Final items before painting included the wire antenna mount under the front canopy; the kit part is overscale so I used a very narrow piece of Albion Alloys brass tubing. The larger mast behind this was pinned to the fuselage, but not glued so I could attach it after painting. The kit wing pitot was also discarded in favour of a scratch built one made from telescoping brass tubing (Albion Alloys again).
By this point I had eventually figured out what markings I was going to use. I insist my MiGs carry the red stars of the Soviet Union, so the Pakistani option was instantly ruled out. The other kit option was useless; as far as I know they don’t represent a genuine operational aircraft, but rather a private warbird, and I didn’t want to model a warbird. To my knowledge, no aftermarket decals for Soviet Midgets exist, so I spent ages looking at photos and profiles.

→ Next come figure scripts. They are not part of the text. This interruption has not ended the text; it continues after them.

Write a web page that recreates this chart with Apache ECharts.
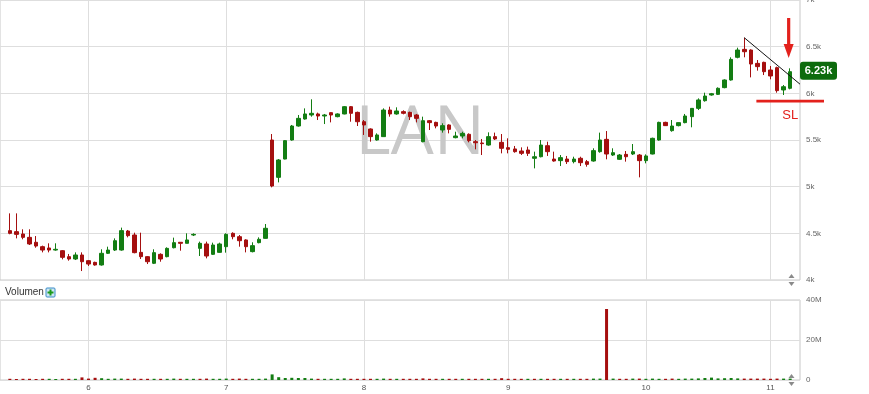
<!DOCTYPE html>
<html><head><meta charset="utf-8">
<script src="https://cdn.jsdelivr.net/npm/echarts@6/dist/echarts.min.js"></script>
<style>html,body{margin:0;padding:0;background:#fff;overflow:hidden}#c{width:869px;height:394px}</style>
</head><body><div id="c"></div>
<script>
// month number and number of trading days shown in that month (first run is partial: no tick)
const monthRuns = [[5,12],[6,21],[7,21],[8,22],[9,21],[10,19],[11,4]];
const opens = [
4529,4518,4493,4457,4404,4357,4343,4321,4314,4250,
4225,4268,4207,4189,4161,4286,4321,4321,4525,4482,
4296,4250,4179,4275,4250,4346,4404,4393,4482,4339,
4386,4275,4296,4357,4500,4464,4429,4304,4400,4446,
5500,5100,5296,5500,5650,5725,5768,5779,5757,5793,
5750,5779,5857,5796,5696,5618,5500,5536,5821,5779,
5804,5796,5768,5482,5707,5689,5607,5661,5525,5543,
5561,5482,5468,5446,5536,5475,5418,5404,5382,5393,
5304,5321,5439,5296,5279,5296,5268,5304,5268,5275,
5375,5507,5339,5293,5346,5350,5339,5279,5350,5500,
5689,5600,5654,5686,5750,5839,5921,5982,5989,6061,
6143,6386,6471,6464,6321,6332,6250,6275,6036,6054];
const closes = [
4500,4489,4457,4386,4364,4321,4321,4329,4243,4225,
4268,4196,4171,4161,4286,4321,4421,4529,4475,4293,
4250,4196,4293,4225,4339,4400,4393,4429,4489,4393,
4257,4375,4386,4489,4464,4421,4357,4368,4436,4554,
5007,5286,5493,5650,5732,5779,5786,5757,5768,5768,
5779,5857,5786,5696,5661,5536,5554,5821,5779,5811,
5786,5750,5732,5707,5686,5650,5654,5614,5543,5571,
5493,5471,5461,5536,5511,5411,5400,5375,5357,5357,
5321,5446,5375,5275,5311,5268,5296,5257,5239,5386,
5500,5350,5364,5339,5321,5375,5279,5329,5518,5689,
5654,5650,5686,5757,5839,5929,5971,5996,6054,6143,
6364,6464,6446,6314,6286,6232,6186,6029,6071,6232];
const lows = [
4490,4446,4436,4375,4346,4296,4296,4314,4221,4207,
4214,4096,4150,4154,4154,4279,4311,4314,4457,4286,
4225,4171,4171,4196,4243,4339,4314,4393,4471,4257,
4232,4268,4293,4293,4436,4357,4296,4296,4393,4443,
4993,5046,5293,5493,5643,5718,5750,5714,5671,5689,
5743,5775,5696,5650,5554,5482,5493,5536,5750,5771,
5775,5714,5689,5475,5607,5625,5579,5571,5518,5518,
5475,5400,5339,5439,5500,5357,5357,5364,5339,5329,
5196,5314,5329,5268,5221,5243,5250,5221,5214,5268,
5364,5293,5329,5286,5268,5339,5100,5250,5346,5493,
5650,5589,5646,5679,5636,5821,5911,5975,5982,6054,
6136,6375,6386,6171,6243,6196,6150,6007,5982,6043];
const highs = [
4714,4714,4543,4543,4471,4368,4393,4393,4321,4279,
4296,4296,4214,4196,4329,4357,4446,4561,4536,4507,
4507,4257,4329,4286,4350,4454,4407,4500,4500,4411,
4411,4400,4400,4500,4511,4482,4436,4404,4457,4600,
5564,5296,5500,5661,5768,5839,5936,5793,5779,5796,
5786,5864,5864,5804,5714,5625,5571,5839,5857,5850,
5818,5804,5779,5750,5714,5696,5679,5668,5589,5589,
5571,5500,5511,5582,5579,5564,5518,5436,5421,5429,
5375,5500,5482,5375,5339,5329,5321,5321,5286,5411,
5579,5596,5411,5350,5382,5457,5350,5346,5525,5696,
5696,5714,5689,5779,5839,5946,6007,6004,6064,6150,
6386,6489,6596,6471,6357,6339,6293,6286,6089,6268];
// volume in millions
const volumesM = [
0.6,0.5,0.6,0.6,0.5,0.6,0.6,0.5,0.6,0.6,
0.6,1.3,0.7,1.1,0.9,0.6,0.7,0.7,0.6,0.7,
0.6,0.6,0.6,0.6,0.6,0.7,0.6,0.6,0.6,0.6,
0.7,0.6,0.6,0.7,0.6,0.7,0.6,0.6,0.6,0.7,
2.8,1.4,1.0,1.1,1.0,1.0,0.7,0.6,0.6,0.6,
0.6,0.8,0.6,0.6,0.6,0.6,0.6,0.7,0.6,0.6,
0.6,0.6,0.6,0.8,0.6,0.6,0.6,0.6,0.6,0.6,
0.6,0.6,0.6,0.6,0.6,0.9,0.6,0.6,0.6,0.6,
0.6,0.6,0.6,0.6,0.6,0.6,0.6,0.6,0.6,0.7,
0.7,35.5,0.7,0.6,0.6,0.7,0.7,0.6,0.7,0.6,
0.6,0.7,0.6,0.7,0.7,0.8,1.0,1.2,0.8,0.9,
1.0,0.8,0.7,0.7,0.7,0.7,0.6,0.7,0.7,0.7];
const priceTicks = [4000,4500,5000,5500,6000,6500,7000];
const volumeTicks = [0,20,40];
const symbolName = 'LAN';
const lastPriceLabel = '6.23k';
const trendFrom = [112, 6596], trendTo = [119, 6186];
const arrowIdx = 119, arrowTop = 6807, arrowTip = 6379;
const stopLoss = 5918, stopLossFromIdx = 114, stopLossText = 'SL', stopLossTextPrice = 5768;

const UP = '#137d13', DOWN = '#a50f0f';

// categories: trading-day labels "month/day-count", padded one slot on each side
const cats = ['padL'];
const monthStart = {};
monthRuns.forEach(([m, n], r) => { for (let k = 1; k <= n; k++) { if (k === 1 && r > 0) monthStart[cats.length] = String(m); cats.push(m + '/' + k); } });
cats.push('padR');
const N = opens.length;
const candleData = ['-'];
const volData = ['-'];
for (let i = 0; i < N; i++) {
  candleData.push([opens[i], closes[i], lows[i], highs[i]]);
  const prev = i > 0 ? closes[i - 1] : opens[i];
  volData.push({ value: volumesM[i] * 1e6, itemStyle: { color: closes[i] >= prev ? UP : DOWN } });
}
candleData.push('-'); volData.push('-');
const startCats = Object.keys(monthStart).map(k => cats[+k]);

const GRID_COLOR = '#dedede', BORDER = '#c8c8c8';
const labelFont = { fontSize: 8, color: '#666', fontFamily: 'Liberation Sans' };
const chart = echarts.init(document.getElementById('c'), null, { renderer: 'canvas' });
const vline = { silent: true, symbol: 'none', z: 1, animation: false, label: { show: false },
  lineStyle: { color: GRID_COLOR, type: 'solid', width: 1 }, emphasis: { disabled: true },
  data: startCats.map(c => ({ xAxis: c })) };
chart.setOption({
  animation: false,
  grid: [
    { left: 0, right: 69, top: 0, height: 280, show: true, borderColor: BORDER, borderWidth: 1, backgroundColor: 'transparent', containLabel: false, outerBoundsMode: 'none' },
    { left: 0, right: 69, top: 300, height: 80, show: true, borderColor: BORDER, borderWidth: 1, backgroundColor: 'transparent', containLabel: false, outerBoundsMode: 'none' }
  ],
  xAxis: [
    { type: 'category', gridIndex: 0, data: cats, boundaryGap: true, axisLine: { show: false }, axisTick: { show: false }, axisLabel: { show: false }, splitLine: { show: false } },
    { type: 'category', gridIndex: 1, data: cats, boundaryGap: true, axisLine: { show: false }, axisTick: { show: false }, splitLine: { show: false },
      axisLabel: { ...labelFont, color: '#555', margin: 4, interval: (i) => monthStart[i] !== undefined, formatter: (v, i) => monthStart[i] || '' } }
  ],
  yAxis: [
    { type: 'value', gridIndex: 0, position: 'right', min: priceTicks[0], max: priceTicks[priceTicks.length - 1], interval: 500,
      axisLine: { show: false }, axisTick: { show: false },
      axisLabel: { ...labelFont, margin: 6, formatter: v => (v / 1000) + 'k' },
      splitLine: { show: true, lineStyle: { color: GRID_COLOR } } },
    { type: 'value', gridIndex: 1, position: 'right', min: 0, max: volumeTicks[2] * 1e6, interval: 20e6,
      axisLine: { show: false }, axisTick: { show: false },
      axisLabel: { ...labelFont, margin: 6, formatter: v => v === 0 ? '0' : (v / 1e6) + 'M' },
      splitLine: { show: true, lineStyle: { color: GRID_COLOR } } }
  ],
  series: [
    { type: 'candlestick', xAxisIndex: 0, yAxisIndex: 0, data: candleData, barWidth: 4, z: 3,
      itemStyle: { color: UP, color0: DOWN, borderColor: UP, borderColor0: DOWN, borderWidth: 1 },
      markLine: vline },
    { type: 'bar', xAxisIndex: 1, yAxisIndex: 1, data: volData, barWidth: 3, z: 3, markLine: vline }
  ]
});

const px = (i, p) => chart.convertToPixel({ gridIndex: 0 }, [cats[i + 1], p]);
const rightEdge = 869 - 69;
const a = px(trendFrom[0], trendFrom[1]), b = px(trendTo[0], trendTo[1]);
const tEnd = [rightEdge, a[1] + (b[1] - a[1]) * (rightEdge - a[0]) / (b[0] - a[0])];
const ax = px(arrowIdx, arrowTop)[0] - 1.5, aTop = px(arrowIdx, arrowTop)[1], aTip = px(arrowIdx, arrowTip)[1];
const slY = px(stopLossFromIdx, stopLoss)[1], slX = px(stopLossFromIdx, stopLoss)[0] - 1;
const slT = px(arrowIdx, stopLossTextPrice);
const lastY = px(N - 1, closes[N - 1])[1];
const RED = '#e3211c';
const tri = (x, y, up) => ({ type: 'polygon', shape: { points: up ? [[x - 3, y + 2], [x + 3, y + 2], [x, y - 2]] : [[x - 3, y - 2], [x + 3, y - 2], [x, y + 2]] }, style: { fill: '#8a8a8a' } });
chart.setOption({
  graphic: [
    { type: 'text', x: 420, y: 135, z: 1, silent: true, style: { text: symbolName, fontSize: 68, fontFamily: 'Open Sans', fontWeight: 'normal', fill: '#c8c8c8', align: 'center', verticalAlign: 'middle' } },
    { type: 'line', z: 10, shape: { x1: a[0], y1: a[1], x2: tEnd[0], y2: tEnd[1] }, style: { stroke: '#111', lineWidth: 1 } },
    { type: 'rect', z: 10, shape: { x: ax - 1.6, y: aTop, width: 3.2, height: aTip - aTop - 12 }, style: { fill: RED } },
    { type: 'polygon', z: 10, shape: { points: [[ax - 5, aTip - 14], [ax + 5, aTip - 14], [ax, aTip]] }, style: { fill: RED } },
    { type: 'rect', z: 10, shape: { x: slX, y: slY - 1.2, width: 824 - slX, height: 2.6 }, style: { fill: RED } },
    { type: 'text', z: 10, x: slT[0], y: slT[1], style: { text: stopLossText, fontSize: 13, fontFamily: 'Liberation Sans', fill: RED, align: 'center', verticalAlign: 'middle' } },
    { type: 'rect', z: 10, shape: { x: 800, y: lastY - 10, width: 37, height: 18, r: 3 }, style: { fill: '#0d6b0d' } },
    { type: 'text', z: 11, x: 818.5, y: lastY - 1, style: { text: lastPriceLabel, fontSize: 11, fontWeight: 'bold', fontFamily: 'Liberation Sans', fill: '#fff', align: 'center', verticalAlign: 'middle' } },
    { type: 'text', x: 5, y: 292, style: { text: 'Volumen', fontSize: 10, fontFamily: 'Liberation Sans', fill: '#333', verticalAlign: 'middle' } },
    { type: 'rect', x: 46, y: 288, shape: { x: 0, y: 0, width: 9, height: 9, r: 1 }, style: { fill: '#cde6f6', stroke: '#3b8cc6', lineWidth: 1 } },
    { type: 'rect', x: 49.5, y: 289.5, shape: { x: 0, y: 0, width: 2, height: 6 }, style: { fill: '#1b9a1b' } },
    { type: 'rect', x: 47.5, y: 291.5, shape: { x: 0, y: 0, width: 6, height: 2 }, style: { fill: '#1b9a1b' } },
    tri(791.5, 276, true), tri(791.5, 284, false),
    tri(791.5, 376, true), tri(791.5, 384, false)
  ]
});
</script></body></html>
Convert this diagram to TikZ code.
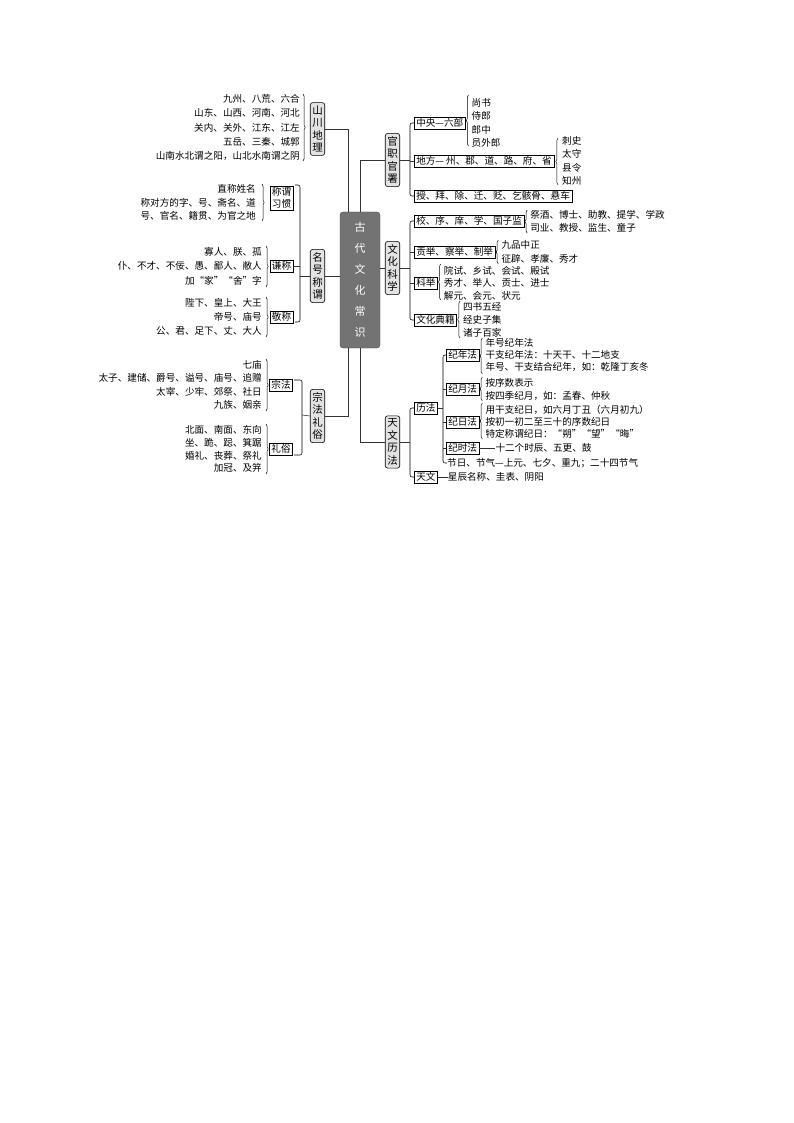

Because of when the MiG-15 was in Soviet service, photos were mostly in black-and-white, and I couldn’t determine the colour of the bort numbers. In the end, I went with a profile from Yefim Gordon’s ‘Famous Russian Aircraft MiG-15’, red 47 with red fuselage stripes and crooked stars on the tail. I don’t like using profiles since I prefer a photo to work from, but this is what I went with.
I’ve recently purchased a new kind of airbrush to me: an Iwata RG-3 large airbrush. I gave this a run out with Mr Surfacer 1000 as the primer, and I can see myself liking this kind of airbrush for primers, single-colour finishes and clear coats (with one exception, as we shall see…).
The joints were all pretty good, so I polished the primer with very fine MicroMesh (the aim of using the RG-3 is to spray primer smooth enough to not need this step, but I was just starting to use it and I hadn’t managed to spray it perfectly smooth). I would have liked to use Mr Color Silver (8) but had run out. I tried ordering some from MDC, but got muddled up and ended up with three pots of Mr Hobby Color Silver (8). I thought I’d give this a go, but it was horrible. Very smooth, but the grain is too large and it looks glittery.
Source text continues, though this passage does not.